Namun, penyangkalan terhadap trauma tidak menghapusnya. Novel "The Sorrow of War" karya Bao Ninh, seorang penulis dan mantan tentara Vietnam, menggambarkan penderitaan seorang tentara yang dihantui oleh kenangan perang. Novel ini sempat dilarang, mencerminkan bagaimana dampak psikologis perang dipandang di Vietnam. Brunner menekankan bahwa pemulihan trauma bukan hanya soal terapi individu, tetapi juga melibatkan seluruh masyarakat. Cara masyarakat berinteraksi dengan sejarah perang, melalui ritual mengenang, narasi populer, rekonsiliasi, dan pengakuan terhadap penderitaan mental dan fisik para prajurit, sangat memengaruhi proses penyembuhan.

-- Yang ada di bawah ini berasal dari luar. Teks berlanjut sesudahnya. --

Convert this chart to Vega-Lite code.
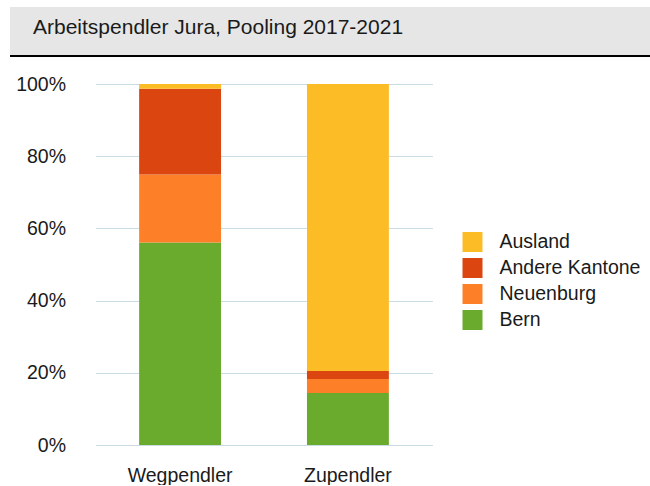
{
  "$schema": "https://vega.github.io/schema/vega-lite/v6.json",
  "padding": {"left": 9, "top": 7, "right": 0, "bottom": 0},
  "autosize": {"type": "pad"},
  "spacing": 17,
  "center": true,
  "resolve": {"legend": {"color": "independent"}},
  "config": {
    "view": {"stroke": null},
    "font": "Liberation Sans",
    "axis": {"labelFont": "Liberation Sans", "labelColor": "#1a1a1a"},
    "legend": {"labelFont": "Liberation Sans", "labelColor": "#1a1a1a"}
  },
  "vconcat": [
    {
      "width": 715,
      "height": 49,
      "view": {"fill": "#e6e6e6", "stroke": null},
      "data": {"values": [{"title": "Arbeitspendler Jura, Pooling 2017-2021", "pos": 0}]},
      "layer": [
        {
          "mark": {"type": "rule", "color": "#000000", "strokeWidth": 2},
          "encoding": {
            "y": {"field": "pos", "type": "quantitative", "scale": {"domain": [0, 1]}, "axis": null}
          }
        },
        {
          "mark": {"type": "text", "align": "left", "baseline": "alphabetic", "fontSize": 21, "dx": 23, "dy": 2, "color": "#1a1a1a"},
          "encoding": {
            "text": {"field": "title"},
            "x": {"field": "pos", "type": "quantitative", "scale": {"domain": [0, 1]}, "axis": null}
          }
        }
      ]
    },
    {
      "width": 337,
      "height": 361,
      "data": {
        "values": [
          {"richtung": "Wegpendler", "region": "Bern", "anteil": 0.561, "rang": 1},
          {"richtung": "Wegpendler", "region": "Neuenburg", "anteil": 0.188, "rang": 2},
          {"richtung": "Wegpendler", "region": "Andere Kantone", "anteil": 0.238, "rang": 3},
          {"richtung": "Wegpendler", "region": "Ausland", "anteil": 0.013, "rang": 4},
          {"richtung": "Zupendler", "region": "Bern", "anteil": 0.144, "rang": 1},
          {"richtung": "Zupendler", "region": "Neuenburg", "anteil": 0.039, "rang": 2},
          {"richtung": "Zupendler", "region": "Andere Kantone", "anteil": 0.022, "rang": 3},
          {"richtung": "Zupendler", "region": "Ausland", "anteil": 0.795, "rang": 4}
        ]
      },
      "mark": {"type": "bar"},
      "encoding": {
        "x": {
          "field": "richtung", "type": "nominal", "sort": ["Wegpendler", "Zupendler"],
          "scale": {"paddingInner": 0.512, "paddingOuter": 0.26},
          "axis": {"title": null, "labelAngle": 0, "domain": false, "ticks": false, "tickSize": 0, "labelPadding": 21, "labelFontSize": 19.5, "grid": false}
        },
        "y": {
          "field": "anteil", "type": "quantitative", "stack": "zero",
          "scale": {"domain": [0, 1]},
          "axis": {"title": null, "format": ".0%", "values": [0, 0.2, 0.4, 0.6, 0.8, 1], "domain": false, "ticks": false, "tickSize": 0, "labelPadding": 30, "labelFontSize": 19.5, "gridColor": "#c9dbe3", "gridWidth": 1.2, "minExtent": 86}
        },
        "color": {
          "field": "region", "type": "nominal",
          "scale": {"domain": ["Ausland", "Andere Kantone", "Neuenburg", "Bern"], "range": ["#fbbc26", "#db450f", "#fd8029", "#6aaa2d"]},
          "legend": {"title": null, "orient": "none", "legendX": 367, "legendY": 148, "padding": 0, "symbolType": "square", "symbolSize": 400, "symbolStrokeWidth": 0, "symbolOpacity": 1, "labelFontSize": 19.5, "rowPadding": 6, "labelOffset": 17}
        },
        "order": {"field": "rang", "type": "quantitative"}
      }
    }
  ]
}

Rekonsiliasi yang Belum Sempurna

Peringatan 50 tahun berakhirnya perang di Vietnam diwarnai dengan parade dan pidato politik yang dikendalikan oleh KPV. Partai tersebut menggunakan momentum ini untuk memperkuat citra mereka sebagai pahlawan bangsa, sambil mempromosikan keberhasilan reformasi ekonomi. Namun, rekonsiliasi masih menjadi proses yang belum sempurna. Sementara warga Amerika diterima kembali dengan tangan terbuka, penyatuan kembali dengan mantan musuh dari Vietnam Selatan masih menjadi isu sensitif. Pemakaman tentara Vietnam Selatan sempat diabaikan, dan keluarga mereka tidak diizinkan untuk merawatnya. Baru pada tahun 2007, pemerintah Vietnam membuka kembali akses ke pemakaman tersebut, sebuah langkah penting menuju rekonsiliasi nasional. Langkah selanjutnya adalah mengizinkan keluarga korban perang untuk mencari sisa-sisa jenazah tentara Vietnam Selatan yang hilang.

Di tanah yang kaya akan tradisi dan kepercayaan leluhur, banyak yang meyakini bahwa hanya dengan pemakaman yang layak, arwah para prajurit dapat menemukan kedamaian abadi. Warisan Perang Vietnam terus menghantui, mengingatkan kita akan pentingnya mengakui dan mengatasi luka psikologis dan sosial yang ditinggalkannya, serta mendorong rekonsiliasi yang sejati dan inklusif.